If your child has Attention Deficit-Hyperactivity Disorder (ADHD), the temptation might be to just put them on medication the way so many other parents do. But before you start filling prescriptions for Ritalin, why not take a more natural approach and examine your child’s diet?
Diet and ADHD
We are what we eat, so it should come as no surprise that diet can determine behavior in a number of ways. It can either cause ‘bad’ behavior because the child does not feel well, or ‘bad’ behavior and acting out because something they eat or drink is overly stimulating.
Common sense will often be your guide, but if you don’t cook from scratch, you most probably have no idea exactly what your child is eating that could be triggering their symptoms.
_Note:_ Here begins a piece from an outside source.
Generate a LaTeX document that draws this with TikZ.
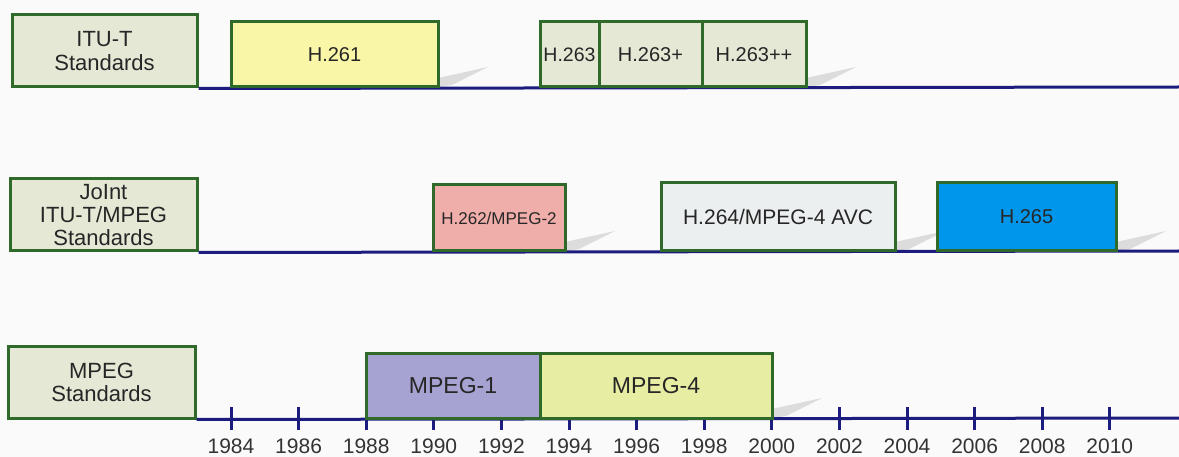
\documentclass[tikz,border=0pt]{standalone}
\usepackage{fontspec}
\setmainfont{Liberation Sans}
\definecolor{bg}{HTML}{FAFAFA}
\definecolor{frame}{HTML}{2F6A2A}
\definecolor{axis}{HTML}{1C1C7E}
\definecolor{lab}{HTML}{E4E8D5}
\definecolor{cH261}{HTML}{FAF6A8}
\definecolor{cH262}{HTML}{F0AEAA}
\definecolor{cH264}{HTML}{ECEFEF}
\definecolor{cH265}{HTML}{0096EC}
\definecolor{cMPA}{HTML}{A6A2D2}
\definecolor{cMPB}{HTML}{E8EDA4}
\definecolor{shad}{HTML}{DCDCDC}
\tikzset{
  stdbox/.style={draw=frame, line width=3pt, inner sep=0pt, align=center, text=black!85},
  axisline/.style={draw=axis, line width=3pt},
  tick/.style={draw=axis, line width=3pt},
  yearlab/.style={font=\fontsize{21}{21}\selectfont, text=black!80, inner sep=0pt},
  shadowshape/.style={fill=shad, draw=none},
}
% \tbox{name}{x1}{y1}{x2}{y2}{fill}{fontsize}{text}
\newcommand{\tbox}[8]{%
  \node[stdbox, fill=#6, minimum width={(#4-#2)*1pt}, minimum height={(#5-#3)*1pt},
        font=\fontsize{#7}{1.05\dimexpr#7pt\relax}\selectfont] (#1) at ({(#2+#4)/2},{(#3+#5)/2}) {#8};}
\newcommand{\tshadow}[2]{%
  \fill[shadowshape] (#1,#2) -- (#1,#2-9) -- (#1+50,#2-20) -- (#1+14,#2-2) -- cycle;}
\begin{document}
\begin{tikzpicture}[x=1pt,y=-1pt]
\fill[bg] (0,0) rectangle (1179,457);
\useasboundingbox (0,0) rectangle (1179,457);
% shadows
\tshadow{438}{87}
\tshadow{806}{87}
\tshadow{565}{251}
\tshadow{895}{251}
\tshadow{1116}{251}
\tshadow{772}{418}
% baseline coordinates
\coordinate (e1) at (1179,87);
\coordinate (e2) at (1179,251);
\coordinate (e3) at (1179,418);
% label boxes
\tbox{itu}{12}{15}{197}{87}{lab}{22}{ITU-T\\Standards}
\tbox{joint}{10}{179}{197}{251}{lab}{22}{JoInt\\ITU-T/MPEG\\Standards}
\tbox{mpeg}{8}{346}{195}{418}{lab}{22}{MPEG\\Standards}
% baselines
\draw[axisline] (itu.south east) -- (e1);
\draw[axisline] (joint.south east) -- (e2);
\draw[axisline] (mpeg.south east) -- (e3);
% ticks and years
\foreach \i in {0,...,13}{
  \pgfmathsetmacro{\xx}{231+\i*67.6}
  \pgfmathtruncatemacro{\yr}{1984+2*\i}
  \coordinate (t\i) at (\xx,407);
  \draw[tick] (t\i) -- ++(0,23);
  \node[yearlab] (y\i) at (\xx,446) {\yr};
}
% boxes row 1
\tbox{h261}{231}{22}{438}{87}{cH261}{20}{H.261}
\tbox{h263}{540}{22}{599}{87}{lab}{19.5}{H.263}
\tbox{h263p}{599}{22}{702}{87}{lab}{20}{H.263+}
\tbox{h263pp}{702}{22}{806}{87}{lab}{20}{H.263++}
% row 2
\tbox{h262}{433}{185}{565}{251}{cH262}{17}{H.262/MPEG-2}
\tbox{h264}{661}{183}{895}{251}{cH264}{21}{H.264/MPEG-4 AVC}
\tbox{h265}{937}{183}{1116}{251}{cH265}{20}{H.265}
% row 3
\tbox{mp1}{366}{353}{540}{418}{cMPA}{23}{MPEG-1}
\tbox{mp4}{540}{353}{772}{418}{cMPB}{23}{MPEG-4}
\end{tikzpicture}
\end{document}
Here are several of the top culprits to watch out for.
Ever see children at a birthday party? That is what a sugar rush looks like. Too much sugar raises the blood sugar and makes a person act ‘wired’, as if they are run by a motor. After around 30 minutes, the sugar high wears off, leaving them cranky, irritable and craving more of a sugar fix. Cut back on juice boxes, soda of all forms, even diet. Serve your child plenty of water with just a splash of 100% real fruit juice if they really won’t drink plain water.
Foods high in carbohydrates
Sugar is a simple carbohydrates. Bread and items made with wheat, white rice, white potatoes and other starchy vegetables are all complex carbohydrates. They may take longer to digest than candy, but the effect is the same: a boost in blood sugar than can have your child bouncing off the walls.
Limit mashed potatoes, pasta and white rice. Substitute sweet potatoes, whole wheat pasta and brown rice, but in small quantities. Focus on high-quality protein and plenty of vegetables. Turn their daily allowance of fruit into a healthy dessert such as baked apple or frozen banana ‘ice cream’-freeze the banana slices, chop finely, and let stand for 5 to 10 minutes until they become creamy.
Chocolate has sugar and caffeine in it. Serve only dark chocolate, such as 70% or higher, in limited amounts.
Energy drinks have taken the place of coffee and tea for the younger generation. Drinks like Red Bull and Monster can have the caffeine equivalent of 5 cups of coffee in them, so make sure your child steers clear.